Ten derde danken wij de auteurs voor de suggestie om de ‘kortdurende generieke interventies’ door de POH-GGZ verder te specificeren. Een terechte opmerking wat ons betreft. En bovendien kunnen wij ons vinden in de voorgestelde concretisering. E.e.a wordt al beschreven in het competentieprofiel van de POH-GGZ. We zullen dan ook met betrokken partijen (rondom het competentieprofiel) in gesprek gaan over verdere specificering van de kortdurende generieke interventies.

Tot slot nodigen ook wij huisartsen, POH’s-GGZ, vertegenwoordigende partijen en anderen graag uit om op de visie te reageren! We denken dat brede aandacht en discussie de visie verder helpt. Alleen op die manier komt een visie ‘tot leven’ en kunnen we gezamenlijk knelpunten aanpakken en werken aan daadwerkelijke verbeteringen in de dagelijkse praktijk.

 

Met vriendelijke groet,

Jelly Hogendorp, Nelly van der Gaarden, David Smeekes en Nikki Claassen (auteurs visie 'Huisartsenzorg voor patiënten met psychische problematiek')

Lucassen 22 april 2023

Bedankt voor jullie reactie. Het is mooi om te lezen dat onze standpunten misschien minder uit elkaar liggen dan oorspronkelijk gedacht.

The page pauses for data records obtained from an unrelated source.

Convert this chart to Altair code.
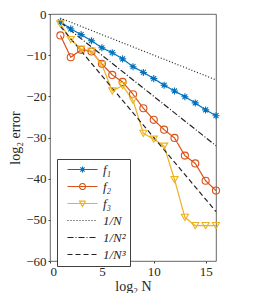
import altair as alt
import pandas as pd

# ---- data ----
N = list(range(1, 17))
f1 = [-1.9, -3.6, -5.0, -6.5, -8.2, -9.4, -10.9, -12.8, -14.2, -15.7, -17.3, -18.7, -20.1, -21.6, -23.3, -24.7]
f2 = [-5.2, -10.5, -8.7, -9.1, -12.1, -14.8, -16.5, -19.5, -22.9, -25.7, -28.1, -30.1, -34.4, -36.3, -40.5, -42.9]
f3 = [-2.4, -6.2, -8.5, -9.0, -12.3, -18.7, -17.4, -21.0, -29.0, -30.4, -32.1, -40.2, -49.4, -51.4, -51.4, -51.4]
ref_x = [1, 16]
r1 = [-1, -16]
r2 = [-2, -32]
r3 = [-3, -48]

series_names = ["f₁", "f₂", "f₃", "1/N", "1/N²", "1/N³"]
colors = ["#0072BD", "#D95319", "#EDB120", "#222222", "#222222", "#222222"]
dashes = [[1, 0], [1, 0], [1, 0], [1, 2], [6, 2, 1, 2], [5, 3]]
x_ticks = [0, 5, 10, 15]
y_ticks = [-60, -50, -40, -30, -20, -10, 0]

rows = []
for name, ys in zip(series_names[:3], [f1, f2, f3]):
    for x, y in zip(N, ys):
        rows.append({"series": name, "x": x, "y": y})
for name, ys in zip(series_names[3:], [r1, r2, r3]):
    for x, y in zip(ref_x, ys):
        rows.append({"series": name, "x": x, "y": y})
df = pd.DataFrame(rows)

FONT = "Liberation Serif"

# legend glyphs: a line with the marker in its middle (units scaled by sqrt(size)/2)
line = "M0,0H10"
asterisk = "M5,-1V1M4,0H6M4.3,-0.7L5.7,0.7M4.3,0.7L5.7,-0.7"
circle = "M4,0A1,1 0 1,0 6,0A1,1 0 1,0 4,0"
tri = "M4,-0.8H6L5,1Z"
legend_shapes = [line + asterisk, line + circle, line + tri, line, line, line]

xs = alt.Scale(domain=[0, 16], nice=False, zero=False)
ys_ = alt.Scale(domain=[-60, 0], nice=False, zero=False)
color_scale = alt.Scale(domain=series_names, range=colors)
dash_scale = alt.Scale(domain=series_names, range=dashes)

axis_common = dict(
    grid=False, domain=False, tickSize=2, tickColor="#404040", labelOverlap=False,
    labelFont=FONT, labelFontSize=13, labelColor="#262626",
    titleFont=FONT, titleFontSize=14, titleFontWeight="normal", titleColor="#262626",
)

x_main = alt.X("x:Q", scale=xs, axis=alt.Axis(values=x_ticks, title="log₂ N", labelPadding=2,
                                               titlePadding=1, **axis_common))
y_main = alt.Y("y:Q", scale=ys_, axis=alt.Axis(values=y_ticks, title="log₂ error", labelPadding=2,
                                                titlePadding=3, **axis_common))

base = alt.Chart(df)

lines = base.mark_line(strokeWidth=1.2).encode(
    x=x_main, y=y_main,
    color=alt.Color("series:N", scale=color_scale, legend=None),
    strokeDash=alt.StrokeDash("series:N", scale=dash_scale, legend=None),
    detail="series:N",
)

marker_defs = [("f₁", "M0,-1V1M-1,0H1M-0.7,-0.7L0.7,0.7M-0.7,0.7L0.7,-0.7", colors[0]),
               ("f₂", "circle", colors[1]),
               ("f₃", "triangle-down", colors[2])]
point_layers = []
for name, shp, col in marker_defs:
    point_layers.append(
        base.transform_filter(alt.datum.series == name).mark_point(
            shape=shp, size=50, filled=False, color=col, strokeWidth=1.1, opacity=1
        ).encode(x=alt.X("x:Q", scale=xs), y=alt.Y("y:Q", scale=ys_))
    )

legend_layer = base.mark_point(filled=False, opacity=0).encode(
    x=alt.X("x:Q", scale=xs),
    y=alt.Y("y:Q", scale=ys_),
    color=alt.Color("series:N", scale=color_scale, legend=alt.Legend(title=None)),
    shape=alt.Shape("series:N", scale=alt.Scale(domain=series_names, range=legend_shapes),
                    legend=alt.Legend(title=None)),
    strokeDash=alt.StrokeDash("series:N", scale=dash_scale, legend=alt.Legend(title=None)),
)

chart = alt.layer(lines, *point_layers, legend_layer).resolve_scale(
    color="independent", strokeDash="independent", shape="independent"
).properties(
    width=236, height=285, padding={"left": 0, "top": 0, "right": 0, "bottom": 0},
    autosize=alt.AutoSizeParams(type="fit", contains="padding"),
).configure_view(
    stroke="#404040", strokeWidth=0.8
).configure_legend(
    orient="none", legendX=7, legendY=145,
    symbolSize=36, symbolStrokeWidth=1.1, symbolOpacity=1,
    labelFont=FONT, labelFontSize=13, labelFontStyle="italic", labelColor="#262626",
    labelOffset=29, rowPadding=3, padding=4,
    strokeColor="#404040", fillColor="white", cornerRadius=0,
)

chart.save("out.html", embed_options={"renderer": "svg", "actions": False})
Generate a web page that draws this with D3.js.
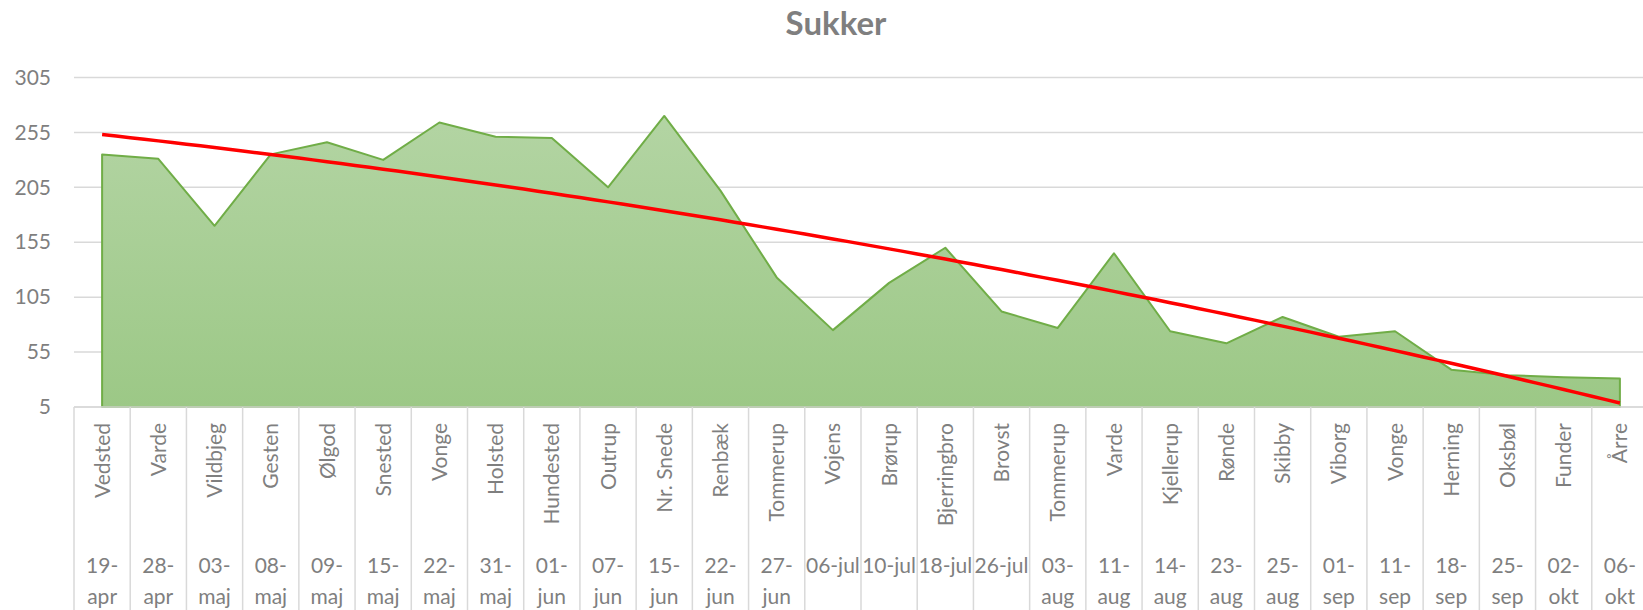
<!DOCTYPE html>
<html>
<head>
<meta charset="utf-8">
<script src="https://cdn.jsdelivr.net/npm/d3@7"></script>
<style>
  body { margin: 0; background: #fff; }
  text { font-family: Lato, "Open Sans", sans-serif; }
</style>
</head>
<body>
<div id="chart"></div>
<script>
// Sukker - area chart with polynomial trend line

// data
var places = ["Vedsted", "Varde", "Vildbjeg", "Gesten", "Ølgod", "Snested", "Vonge", "Holsted",
    "Hundested", "Outrup", "Nr. Snede", "Renbæk", "Tommerup", "Vojens", "Brørup", "Bjerringbro",
    "Brovst", "Tommerup", "Varde", "Kjellerup", "Rønde", "Skibby", "Viborg", "Vonge", "Herning",
    "Oksbøl", "Funder", "Årre"];
var dates = ["19-apr", "28-apr", "03-maj", "08-maj", "09-maj", "15-maj", "22-maj", "31-maj",
    "01-jun", "07-jun", "15-jun", "22-jun", "27-jun", "06-jul", "10-jul", "18-jul", "26-jul",
    "03-aug", "11-aug", "14-aug", "23-aug", "25-aug", "01-sep", "11-sep", "18-sep", "25-sep",
    "02-okt", "06-okt"];
var sukker = [235, 231, 170, 235, 246, 230, 264, 251, 250, 205, 270, 202, 123, 75, 118, 150,
    92, 77, 145, 74, 63, 87, 69, 74, 39, 34, 32, 31];
var yTicks = [5, 55, 105, 155, 205, 255, 305];

// set the dimensions of the graph
var width = 1643;
var height = 610;
var plotLeft = 74, plotRight = 1648, plotTop = 77.5, plotBottom = 407;

var svg = d3.select("#chart")
    .append("svg")
    .attr("width", width)
    .attr("height", height);

var ids = d3.range(sukker.length);

var x = d3.scaleBand()
    .domain(ids)
    .range([plotLeft, plotRight]);

var y = d3.scaleLinear()
    .domain([5, 305])
    .range([plotBottom, plotTop]);

var cx = function(i) { return x(i) + x.bandwidth() / 2; };

// gradient for the area
var grad = svg.append("defs").append("linearGradient")
    .attr("id", "greenFill")
    .attr("gradientUnits", "userSpaceOnUse")
    .attr("x1", 0).attr("y1", plotTop)
    .attr("x2", 0).attr("y2", plotBottom);
grad.append("stop").attr("offset", "0%").attr("stop-color", "#b6d6a7");
grad.append("stop").attr("offset", "100%").attr("stop-color", "#9cc886");

// title
svg.append("text")
    .attr("x", 836)
    .attr("y", 35)
    .attr("text-anchor", "middle")
    .style("font-size", "33px")
    .style("font-weight", "bold")
    .style("fill", "#7f7f7f")
    .text("Sukker");

// gridlines
svg.append("g")
    .selectAll("line")
    .data(yTicks)
    .enter()
    .append("line")
    .attr("x1", plotLeft)
    .attr("x2", plotRight)
    .attr("y1", function(d) { return y(d); })
    .attr("y2", function(d) { return y(d); })
    .style("stroke", "#d9d9d9")
    .style("stroke-width", 1.5);

// y axis
var yAxis = svg.append("g")
    .attr("transform", "translate(" + (plotLeft - 23) + ",0)")
    .call(d3.axisLeft(y).tickValues(yTicks).tickSize(0).tickPadding(0));
yAxis.select(".domain").remove();
yAxis.selectAll("text")
    .style("font-size", "21px")
    .style("fill", "#7f7f7f")
    .style("font-family", "Lato, sans-serif");

// area
var area = d3.area()
    .x(function(d, i) { return cx(i); })
    .y0(y(5))
    .y1(function(d) { return y(d); });

svg.append("path")
    .datum(sukker)
    .attr("d", area)
    .style("fill", "url(#greenFill)")
    .style("stroke", "#70ad47")
    .style("stroke-width", 2)
    .style("stroke-linejoin", "round");

// category separators
var seps = d3.range(sukker.length + 1);
svg.append("g")
    .selectAll("line")
    .data(seps)
    .enter()
    .append("line")
    .attr("x1", function(d) { return plotLeft + d * x.bandwidth(); })
    .attr("x2", function(d) { return plotLeft + d * x.bandwidth(); })
    .attr("y1", plotBottom)
    .attr("y2", height)
    .style("stroke", "#d9d9d9")
    .style("stroke-width", 1.5);

svg.append("line")
    .attr("x1", plotLeft).attr("x2", plotRight)
    .attr("y1", plotBottom).attr("y2", plotBottom)
    .style("stroke", "#d9d9d9")
    .style("stroke-width", 1.5);

// polynomial (order 2) trend line, least squares like Excel
function polyFit(vals) {
    var s = [0, 0, 0, 0, 0], t = [0, 0, 0];
    vals.forEach(function(v, i) {
        var xi = i + 1;
        for (var k = 0; k < 5; k++) s[k] += Math.pow(xi, k);
        for (var k = 0; k < 3; k++) t[k] += v * Math.pow(xi, k);
    });
    var m = [[s[0], s[1], s[2], t[0]], [s[1], s[2], s[3], t[1]], [s[2], s[3], s[4], t[2]]];
    for (var c = 0; c < 3; c++) {
        for (var r = c + 1; r < 3; r++) {
            var f = m[r][c] / m[c][c];
            for (var k = c; k < 4; k++) m[r][k] -= f * m[c][k];
        }
    }
    var b = [0, 0, 0];
    for (var r = 2; r >= 0; r--) {
        var sum = m[r][3];
        for (var k = r + 1; k < 3; k++) sum -= m[r][k] * b[k];
        b[r] = sum / m[r][r];
    }
    return function(xi) { return b[0] + b[1] * xi + b[2] * xi * xi; };
}
var trend = polyFit(sukker);
var trendPts = d3.range(0, sukker.length - 1 + 0.001, 0.25);

svg.append("path")
    .datum(trendPts)
    .attr("d", d3.line()
        .x(function(t) { return cx(0) + t * x.bandwidth(); })
        .y(function(t) { return y(trend(t + 1)); }))
    .style("fill", "none")
    .style("stroke", "#ff0000")
    .style("stroke-width", 3.5);

// category labels: place names rotated
svg.append("g")
    .selectAll("text")
    .data(places)
    .enter()
    .append("text")
    .attr("transform", function(d, i) { return "translate(" + cx(i) + ",423) rotate(-90)"; })
    .attr("text-anchor", "end")
    .attr("dy", "0.36em")
    .style("font-size", "21px")
    .style("fill", "#7f7f7f")
    .text(function(d) { return d; });

// dates, wrapped at the dash when they do not fit
var dateG = svg.append("g");
dates.forEach(function(d, i) {
    var t = dateG.append("text")
        .attr("x", cx(i))
        .attr("y", 573)
        .attr("text-anchor", "middle")
        .style("font-size", "21px")
        .style("fill", "#7f7f7f")
        .text(d);
    if (t.node().getComputedTextLength() > x.bandwidth() - 1) {
        var parts = d.split("-");
        t.text(parts[0] + "-");
        dateG.append("text")
            .attr("x", cx(i))
            .attr("y", 604)
            .attr("text-anchor", "middle")
            .style("font-size", "21px")
            .style("fill", "#7f7f7f")
            .text(parts[1]);
    }
});
</script>
</body>
</html>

Wij zijn blij te lezen dat hoe de patiënt het probleem ervaart, leidend is bij de behandeling en begeleiding van patienten met psychologische klachten en niet het dokters oordeel of de klacht bij het leven hoort. En we zijn het natuurlijk met jullie eens dat het een belangrijke taak van de huisarts is duidelijk te maken dat sommige klachten een heel normale reactie zijn op een gebeurtenis en dat het natuurlijk beloop gunstig is. Dit is niet anders dan bij lichamelijke klachten.

Wij hebben in ons commentaar niet gesteld dat de DSM een kernpunt binnen de visie is. We hebben wel met instemming gelezen dat jullie vinden dat de rol van de DSM-diagnose beperkt moet zijn bij een verwijzing naar basis- of specialistische GGZ en ook dat huisartsen in het diagnostisch proces o.a. gebruik maken van de DSM-criteria maar dat ze bovenal klachtgericht werken, rekening houdend met de persoonlijke context. We hebben geprobeerd de rol van de DSM te verhelderen omdat naar onze smaak niet duidelijk was hoe het nu precies moet in een consult en wat de precieze rol van de DSM nu is. Wij denken dat het moeilijk is een narratieve benadering (klacht- en contextgericht) te combineren met het uitvragen van de DSM-criteria en we denken dat de narratieve benadering vaak voldoende is.

Wij zijn blij dat de auteurs stellen dat de persoonsgerichte benadering in de eerste lijn leidend moet zijn en ook dat er ontwikkelingen zijn (GEM) waarin dat gestimuleerd wordt. Overigens heeft de British Psychological Society in 2013, het jaar dat de DSM-5 uitkwam aan een werkgroep de opdracht gegeven een alternatief te ontwikkelen voor de DSM. Het resultaat werd gepubliceerd in 2018 als het Power Threat Meaning Framework. Alle documenten die hierbij horen zijn te downloaden en vormen interessante lectuur voor een eerstelijns benadering (https://www.bps.org.uk/member-networks/division-clinical-psychology/power-threat-meaning-framework)

We onderschrijven van harte de opmerkingen over de concretisering van de kortdurende generieke interventies en ook de oproep om deze visie te bespreken en bediscussiëren.